_Source data_.
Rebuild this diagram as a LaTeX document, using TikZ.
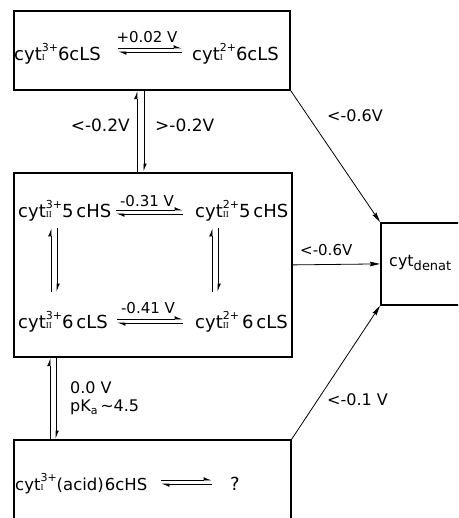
\documentclass[tikz,border=0pt]{standalone}
\usepackage{fontspec}
\setmainfont{DejaVu Sans}
\newfontfamily\romfont{Liberation Serif}
\usetikzlibrary{arrows.meta}
\newcommand\ox[2]{\rlap{\fontsize{9}{9}\selectfont\romfont #2}\raisebox{0.5em}{\fontsize{11}{11}\selectfont #1}}
\begin{document}
\begin{tikzpicture}[x=1pt,y=-1pt,
  box/.style={draw,line width=1.8pt,inner sep=0pt,anchor=north west},
  txt/.style={inner sep=0pt,anchor=base west,font=\fontsize{18}{20}\selectfont},
  lbl/.style={inner sep=0pt,anchor=base west,font=\fontsize{15}{18}\selectfont},
  harp/.style={line width=0.8pt,-{Latex[harpoon,length=7pt,width=6pt]}},
  conn/.style={line width=0.8pt,-{Stealth[length=10pt,width=4.5pt,inset=1pt]}}]
\useasboundingbox (0,0) rectangle (458,518);
\clip (0,0) rectangle (458,518);
% boxes
\node[box,minimum width=276pt,minimum height=79pt] (topbox) at (13,10) {};
\node[box,minimum width=278pt,minimum height=184pt] (midbox) at (13,172) {};
\node[box,minimum width=277pt,minimum height=110pt] (botbox) at (13,439) {};
\node[box,minimum width=110pt,minimum height=82pt] (denat) at (380,222) {};
% texts
\node[txt] (t1) at (14,61) {cyt\ox{3+}{I}6cLS};
\node[txt] (t2) at (192,61) {cyt\ox{2+}{I}6cLS};
\node[txt] (m1) at (18,218) {cyt\ox{3+}{II}5\,cHS};
\node[txt] (m2) at (195,218) {cyt\ox{2+}{II}5\,cHS};
\node[txt] (m3) at (18,328) {cyt\ox{3+}{II}6\,cLS};
\node[txt] (m4) at (195,328) {cyt\ox{2+}{II}\,6\,cLS};
\node[txt,font=\fontsize{16.5}{20}\selectfont] (b1) at (15,490) {cyt\ox{3+}{I}(acid)\kern1pt 6cHS};
\node[txt] (b2) at (230,490) {?};
\node[inner sep=0pt,anchor=base west,font=\fontsize{16}{18}\selectfont] (dn) at (389,266) {cyt\raisebox{-0.25em}{\fontsize{13}{13}\selectfont denat}};
% labels
\node[lbl,anchor=base] (l1) at (147,43) {+0.02 V};
\node[lbl,anchor=base] (l2) at (147,207) {-0.31 V};
\node[lbl,anchor=base] (l3) at (148,313) {-0.41 V};
\node[lbl,font=\fontsize{17}{20}\selectfont,anchor=base east] (l4) at (130,132) {<-0.2V};
\node[lbl,font=\fontsize{17}{20}\selectfont] (l5) at (155,132) {>-0.2V};
\node[lbl,font=\fontsize{16}{18}\selectfont] (l6) at (327,122) {<-0.6V};
\node[lbl] (l7) at (300,255) {<-0.6V};
\node[lbl,font=\fontsize{16}{18}\selectfont] (l8) at (327,405) {<-0.1 V};
\node[lbl,font=\fontsize{16}{18}\selectfont] (l9) at (70,393) {0.0 V};
\node[lbl,font=\fontsize{16}{18}\selectfont] (l10) at (70,411) {pK\raisebox{-0.2em}{\fontsize{11}{11}\selectfont a}\,\textasciitilde 4.5};
% equilibrium arrow end points
\coordinate (ta) at (118,48); \coordinate (tb) at (182,48);
\coordinate (tc) at (182,52); \coordinate (td) at (118,52);
\coordinate (ma) at (116,210); \coordinate (mb) at (183,210);
\coordinate (mc) at (183,214); \coordinate (md) at (116,214);
\coordinate (na) at (117,319); \coordinate (nb) at (183,319);
\coordinate (nc) at (183,323); \coordinate (nd) at (117,323);
\coordinate (ba) at (161,480); \coordinate (bb) at (212,480);
\coordinate (bc) at (212,484); \coordinate (bd) at (161,484);
\coordinate (va) at (51,292); \coordinate (vb) at (51,228);
\coordinate (vc) at (57,228); \coordinate (vd) at (57,292);
\coordinate (wa) at (212,292); \coordinate (wb) at (212,228);
\coordinate (wc) at (218,228); \coordinate (wd) at (218,292);
\draw[harp] (ta) -- (tb); \draw[harp] (tc) -- (td);
\draw[harp] (ma) -- (mb); \draw[harp] (mc) -- (md);
\draw[harp] (na) -- (nb); \draw[harp] (nc) -- (nd);
\draw[harp] (ba) -- (bb); \draw[harp] (bc) -- (bd);
\draw[harp] (va) -- (vb); \draw[harp] (vc) -- (vd);
\draw[harp] (wa) -- (wb); \draw[harp] (wc) -- (wd);
% between boxes
\draw[harp] ([xshift=-16pt]midbox.north) -- ([xshift=-15pt]topbox.south);
\draw[harp] ([xshift=-8pt]topbox.south) -- ([xshift=-9pt]midbox.north);
\draw[harp] ([xshift=37pt]botbox.north west) -- ([xshift=37pt]midbox.south west);
\draw[harp] ([xshift=43pt]midbox.south west) -- ([xshift=43pt]botbox.north west);
% to denatured
\draw[conn] (topbox.south east) -- (denat.north west);
\draw[conn] (midbox.east) -- (denat.west);
\draw[conn] (botbox.north east) -- (denat.south west);
\end{tikzpicture}
\end{document}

_Objective_. Reproduce every line precisely as given, omitting all pictures.

_The response_.
Rebuild this diagram as a LaTeX document, using TikZ.
\documentclass[tikz,border=0pt]{standalone}
\usepackage{fontspec}
\setmainfont{DejaVu Sans}
\newfontfamily\romfont{Liberation Serif}
\usetikzlibrary{arrows.meta}
\newcommand\ox[2]{\rlap{\fontsize{9}{9}\selectfont\romfont #2}\raisebox{0.5em}{\fontsize{11}{11}\selectfont #1}}
\begin{document}
\begin{tikzpicture}[x=1pt,y=-1pt,
  box/.style={draw,line width=1.8pt,inner sep=0pt,anchor=north west},
  txt/.style={inner sep=0pt,anchor=base west,font=\fontsize{18}{20}\selectfont},
  lbl/.style={inner sep=0pt,anchor=base west,font=\fontsize{15}{18}\selectfont},
  harp/.style={line width=0.8pt,-{Latex[harpoon,length=7pt,width=6pt]}},
  conn/.style={line width=0.8pt,-{Stealth[length=10pt,width=4.5pt,inset=1pt]}}]
\useasboundingbox (0,0) rectangle (458,518);
\clip (0,0) rectangle (458,518);
% boxes
\node[box,minimum width=276pt,minimum height=79pt] (topbox) at (13,10) {};
\node[box,minimum width=278pt,minimum height=184pt] (midbox) at (13,172) {};
\node[box,minimum width=277pt,minimum height=110pt] (botbox) at (13,439) {};
\node[box,minimum width=110pt,minimum height=82pt] (denat) at (380,222) {};
% texts
\node[txt] (t1) at (14,61) {cyt\ox{3+}{I}6cLS};
\node[txt] (t2) at (192,61) {cyt\ox{2+}{I}6cLS};
\node[txt] (m1) at (18,218) {cyt\ox{3+}{II}5\,cHS};
\node[txt] (m2) at (195,218) {cyt\ox{2+}{II}5\,cHS};
\node[txt] (m3) at (18,328) {cyt\ox{3+}{II}6\,cLS};
\node[txt] (m4) at (195,328) {cyt\ox{2+}{II}\,6\,cLS};
\node[txt,font=\fontsize{16.5}{20}\selectfont] (b1) at (15,490) {cyt\ox{3+}{I}(acid)\kern1pt 6cHS};
\node[txt] (b2) at (230,490) {?};
\node[inner sep=0pt,anchor=base west,font=\fontsize{16}{18}\selectfont] (dn) at (389,266) {cyt\raisebox{-0.25em}{\fontsize{13}{13}\selectfont denat}};
% labels
\node[lbl,anchor=base] (l1) at (147,43) {+0.02 V};
\node[lbl,anchor=base] (l2) at (147,207) {-0.31 V};
\node[lbl,anchor=base] (l3) at (148,313) {-0.41 V};
\node[lbl,font=\fontsize{17}{20}\selectfont,anchor=base east] (l4) at (130,132) {<-0.2V};
\node[lbl,font=\fontsize{17}{20}\selectfont] (l5) at (155,132) {>-0.2V};
\node[lbl,font=\fontsize{16}{18}\selectfont] (l6) at (327,122) {<-0.6V};
\node[lbl] (l7) at (300,255) {<-0.6V};
\node[lbl,font=\fontsize{16}{18}\selectfont] (l8) at (327,405) {<-0.1 V};
\node[lbl,font=\fontsize{16}{18}\selectfont] (l9) at (70,393) {0.0 V};
\node[lbl,font=\fontsize{16}{18}\selectfont] (l10) at (70,411) {pK\raisebox{-0.2em}{\fontsize{11}{11}\selectfont a}\,\textasciitilde 4.5};
% equilibrium arrow end points
\coordinate (ta) at (118,48); \coordinate (tb) at (182,48);
\coordinate (tc) at (182,52); \coordinate (td) at (118,52);
\coordinate (ma) at (116,210); \coordinate (mb) at (183,210);
\coordinate (mc) at (183,214); \coordinate (md) at (116,214);
\coordinate (na) at (117,319); \coordinate (nb) at (183,319);
\coordinate (nc) at (183,323); \coordinate (nd) at (117,323);
\coordinate (ba) at (161,480); \coordinate (bb) at (212,480);
\coordinate (bc) at (212,484); \coordinate (bd) at (161,484);
\coordinate (va) at (51,292); \coordinate (vb) at (51,228);
\coordinate (vc) at (57,228); \coordinate (vd) at (57,292);
\coordinate (wa) at (212,292); \coordinate (wb) at (212,228);
\coordinate (wc) at (218,228); \coordinate (wd) at (218,292);
\draw[harp] (ta) -- (tb); \draw[harp] (tc) -- (td);
\draw[harp] (ma) -- (mb); \draw[harp] (mc) -- (md);
\draw[harp] (na) -- (nb); \draw[harp] (nc) -- (nd);
\draw[harp] (ba) -- (bb); \draw[harp] (bc) -- (bd);
\draw[harp] (va) -- (vb); \draw[harp] (vc) -- (vd);
\draw[harp] (wa) -- (wb); \draw[harp] (wc) -- (wd);
% between boxes
\draw[harp] ([xshift=-16pt]midbox.north) -- ([xshift=-15pt]topbox.south);
\draw[harp] ([xshift=-8pt]topbox.south) -- ([xshift=-9pt]midbox.north);
\draw[harp] ([xshift=37pt]botbox.north west) -- ([xshift=37pt]midbox.south west);
\draw[harp] ([xshift=43pt]midbox.south west) -- ([xshift=43pt]botbox.north west);
% to denatured
\draw[conn] (topbox.south east) -- (denat.north west);
\draw[conn] (midbox.east) -- (denat.west);
\draw[conn] (botbox.north east) -- (denat.south west);
\end{tikzpicture}
\end{document}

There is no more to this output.